Gravierender bewertete der OGH, dass die Justiz im vorliegenden Fall das Redaktionsgeheimnis nicht entsprechend beachtet hatte. "Die Sicherstellung von einem Medium recherchierten Materials stellt einen Eingriff in das Grundrecht auf Freiheit der Meinungsäußerung dar, ist doch der Schutz der Vertraulichkeit journalistischer Quellen eine der Grundbedingungen der Pressefreiheit und bildet somit einen wesentlichen Bestandteil der konventionsrechtlichen Garantie. Ohne solchen Schutz könnten Quellen abgeschreckt werden, Medien dabei zu unterstützen, die Öffentlichkeit über Angelegenheiten von öffentlichem Interesse zu informieren. Dies könnte zur Folge haben, dass die lebenswichtige öffentliche Funktion der Medien als 'Public Watchdog' beeinträchtigt und ihre Fähigkeit, präzise und verlässliche Informationen zu bieten, nachteilig berührt werden", hieß es in der offiziellen Presseerklärung des Höchstgerichts.

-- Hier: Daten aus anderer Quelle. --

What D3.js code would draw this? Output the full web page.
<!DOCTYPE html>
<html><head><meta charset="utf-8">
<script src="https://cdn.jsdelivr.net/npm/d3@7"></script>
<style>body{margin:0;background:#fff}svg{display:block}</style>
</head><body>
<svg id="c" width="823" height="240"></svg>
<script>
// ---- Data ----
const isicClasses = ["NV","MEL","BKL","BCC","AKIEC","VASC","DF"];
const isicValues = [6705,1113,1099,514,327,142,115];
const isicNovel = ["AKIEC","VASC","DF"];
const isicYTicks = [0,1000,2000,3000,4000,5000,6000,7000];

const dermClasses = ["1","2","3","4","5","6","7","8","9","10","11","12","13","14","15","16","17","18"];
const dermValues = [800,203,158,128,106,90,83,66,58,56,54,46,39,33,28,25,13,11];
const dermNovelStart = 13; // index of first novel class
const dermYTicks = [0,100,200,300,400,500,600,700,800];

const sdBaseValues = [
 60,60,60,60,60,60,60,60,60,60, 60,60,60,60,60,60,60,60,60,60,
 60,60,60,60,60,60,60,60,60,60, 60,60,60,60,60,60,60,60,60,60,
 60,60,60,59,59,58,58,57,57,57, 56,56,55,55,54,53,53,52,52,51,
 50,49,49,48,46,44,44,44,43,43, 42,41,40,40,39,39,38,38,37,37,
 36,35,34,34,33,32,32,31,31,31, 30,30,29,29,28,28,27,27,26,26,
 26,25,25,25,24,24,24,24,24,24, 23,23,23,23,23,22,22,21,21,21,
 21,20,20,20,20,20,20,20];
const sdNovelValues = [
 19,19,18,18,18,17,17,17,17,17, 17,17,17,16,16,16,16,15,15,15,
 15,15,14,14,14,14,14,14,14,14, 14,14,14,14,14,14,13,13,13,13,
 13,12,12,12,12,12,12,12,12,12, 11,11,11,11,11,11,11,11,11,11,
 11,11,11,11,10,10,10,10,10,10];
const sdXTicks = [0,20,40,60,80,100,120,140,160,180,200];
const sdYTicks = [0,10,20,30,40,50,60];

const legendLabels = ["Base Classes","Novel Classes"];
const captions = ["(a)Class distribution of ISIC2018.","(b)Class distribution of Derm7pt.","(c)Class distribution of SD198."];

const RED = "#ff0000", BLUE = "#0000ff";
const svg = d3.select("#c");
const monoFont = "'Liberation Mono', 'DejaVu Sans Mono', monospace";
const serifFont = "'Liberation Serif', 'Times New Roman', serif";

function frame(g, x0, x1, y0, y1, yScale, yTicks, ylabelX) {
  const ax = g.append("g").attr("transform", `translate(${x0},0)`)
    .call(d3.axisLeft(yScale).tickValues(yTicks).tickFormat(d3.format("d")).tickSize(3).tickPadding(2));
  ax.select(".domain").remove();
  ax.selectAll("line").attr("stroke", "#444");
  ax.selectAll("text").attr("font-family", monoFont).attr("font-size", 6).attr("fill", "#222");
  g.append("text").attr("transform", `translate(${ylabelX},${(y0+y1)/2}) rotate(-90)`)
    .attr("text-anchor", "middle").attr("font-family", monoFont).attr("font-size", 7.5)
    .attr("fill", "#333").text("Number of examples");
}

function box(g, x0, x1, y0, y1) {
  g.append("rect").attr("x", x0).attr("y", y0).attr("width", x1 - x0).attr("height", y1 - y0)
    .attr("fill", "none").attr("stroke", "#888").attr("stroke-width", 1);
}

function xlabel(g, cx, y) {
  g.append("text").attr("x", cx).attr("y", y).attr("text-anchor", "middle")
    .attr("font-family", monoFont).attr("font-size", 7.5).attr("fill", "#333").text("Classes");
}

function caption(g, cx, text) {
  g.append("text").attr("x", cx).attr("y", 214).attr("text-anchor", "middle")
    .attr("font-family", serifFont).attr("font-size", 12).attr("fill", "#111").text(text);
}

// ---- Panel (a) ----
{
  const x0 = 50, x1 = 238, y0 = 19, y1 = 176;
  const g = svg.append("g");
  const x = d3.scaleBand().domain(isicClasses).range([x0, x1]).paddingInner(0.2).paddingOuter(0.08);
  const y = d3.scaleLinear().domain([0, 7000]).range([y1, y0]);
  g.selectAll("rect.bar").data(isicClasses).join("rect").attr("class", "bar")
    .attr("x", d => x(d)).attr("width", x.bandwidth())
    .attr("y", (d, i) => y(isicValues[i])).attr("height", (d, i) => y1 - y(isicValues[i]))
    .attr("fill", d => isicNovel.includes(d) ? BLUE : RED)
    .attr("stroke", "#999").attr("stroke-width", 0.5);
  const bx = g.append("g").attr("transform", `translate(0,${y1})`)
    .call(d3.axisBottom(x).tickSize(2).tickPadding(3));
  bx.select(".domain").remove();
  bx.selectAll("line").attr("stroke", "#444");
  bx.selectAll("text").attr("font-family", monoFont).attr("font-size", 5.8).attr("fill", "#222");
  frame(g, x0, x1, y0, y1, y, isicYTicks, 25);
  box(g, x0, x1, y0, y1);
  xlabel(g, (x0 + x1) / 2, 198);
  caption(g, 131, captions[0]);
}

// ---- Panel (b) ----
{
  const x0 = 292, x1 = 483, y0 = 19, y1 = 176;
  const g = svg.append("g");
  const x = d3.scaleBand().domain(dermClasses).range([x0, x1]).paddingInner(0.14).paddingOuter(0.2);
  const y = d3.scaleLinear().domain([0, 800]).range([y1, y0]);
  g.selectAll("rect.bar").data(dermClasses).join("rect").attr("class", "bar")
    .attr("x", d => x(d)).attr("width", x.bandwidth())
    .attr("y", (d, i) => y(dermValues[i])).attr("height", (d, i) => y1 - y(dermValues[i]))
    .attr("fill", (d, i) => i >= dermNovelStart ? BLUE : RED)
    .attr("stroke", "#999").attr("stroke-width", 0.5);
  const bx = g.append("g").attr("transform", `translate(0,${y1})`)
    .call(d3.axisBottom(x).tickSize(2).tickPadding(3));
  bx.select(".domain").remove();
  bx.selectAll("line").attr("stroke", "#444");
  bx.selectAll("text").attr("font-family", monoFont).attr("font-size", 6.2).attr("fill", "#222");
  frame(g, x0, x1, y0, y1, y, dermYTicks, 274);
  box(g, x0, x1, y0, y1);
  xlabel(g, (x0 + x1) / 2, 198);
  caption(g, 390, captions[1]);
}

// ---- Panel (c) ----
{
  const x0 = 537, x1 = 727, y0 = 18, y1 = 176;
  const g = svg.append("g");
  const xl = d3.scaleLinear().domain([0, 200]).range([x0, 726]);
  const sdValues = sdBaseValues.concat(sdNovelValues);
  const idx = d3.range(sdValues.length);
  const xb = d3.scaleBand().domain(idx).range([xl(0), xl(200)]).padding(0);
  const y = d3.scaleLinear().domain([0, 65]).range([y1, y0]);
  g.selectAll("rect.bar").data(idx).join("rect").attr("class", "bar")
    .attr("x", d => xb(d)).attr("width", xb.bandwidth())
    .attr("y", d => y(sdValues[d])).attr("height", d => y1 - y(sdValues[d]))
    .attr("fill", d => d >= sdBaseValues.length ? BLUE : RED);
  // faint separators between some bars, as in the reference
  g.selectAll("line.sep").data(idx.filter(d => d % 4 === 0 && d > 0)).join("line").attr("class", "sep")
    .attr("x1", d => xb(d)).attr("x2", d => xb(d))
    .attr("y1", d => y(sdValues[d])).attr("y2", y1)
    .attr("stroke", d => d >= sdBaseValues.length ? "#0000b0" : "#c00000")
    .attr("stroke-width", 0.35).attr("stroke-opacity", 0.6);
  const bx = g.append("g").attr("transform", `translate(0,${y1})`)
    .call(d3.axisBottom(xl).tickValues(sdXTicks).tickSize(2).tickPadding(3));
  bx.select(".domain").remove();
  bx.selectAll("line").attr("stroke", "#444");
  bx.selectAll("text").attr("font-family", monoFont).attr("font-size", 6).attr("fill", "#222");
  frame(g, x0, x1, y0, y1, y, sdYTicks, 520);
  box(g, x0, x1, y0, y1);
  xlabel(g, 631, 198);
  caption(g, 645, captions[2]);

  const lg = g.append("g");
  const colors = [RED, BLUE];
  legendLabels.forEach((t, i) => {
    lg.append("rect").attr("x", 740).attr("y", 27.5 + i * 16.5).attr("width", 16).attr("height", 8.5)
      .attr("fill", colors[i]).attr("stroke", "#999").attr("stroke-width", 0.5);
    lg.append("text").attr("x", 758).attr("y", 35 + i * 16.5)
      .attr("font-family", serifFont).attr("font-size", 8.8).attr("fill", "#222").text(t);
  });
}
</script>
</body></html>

Das Redaktionsgeheimnis umfasse "ausnahmslos alles, was Medieninhabern, Herausgebern, Medienmitarbeitern und Arbeitnehmern eines Medienunternehmens oder Mediendienstes im Hinblick auf ihre Tätigkeit bewusst mitgeteilt wurde". Die öffentliche Wahrnehmbarkeit eines Geschehens schließe darin enthaltene Informationen nicht vom Schutz der Vertraulichkeit journalistischer Quellen aus, gab der OGH zu bedenken.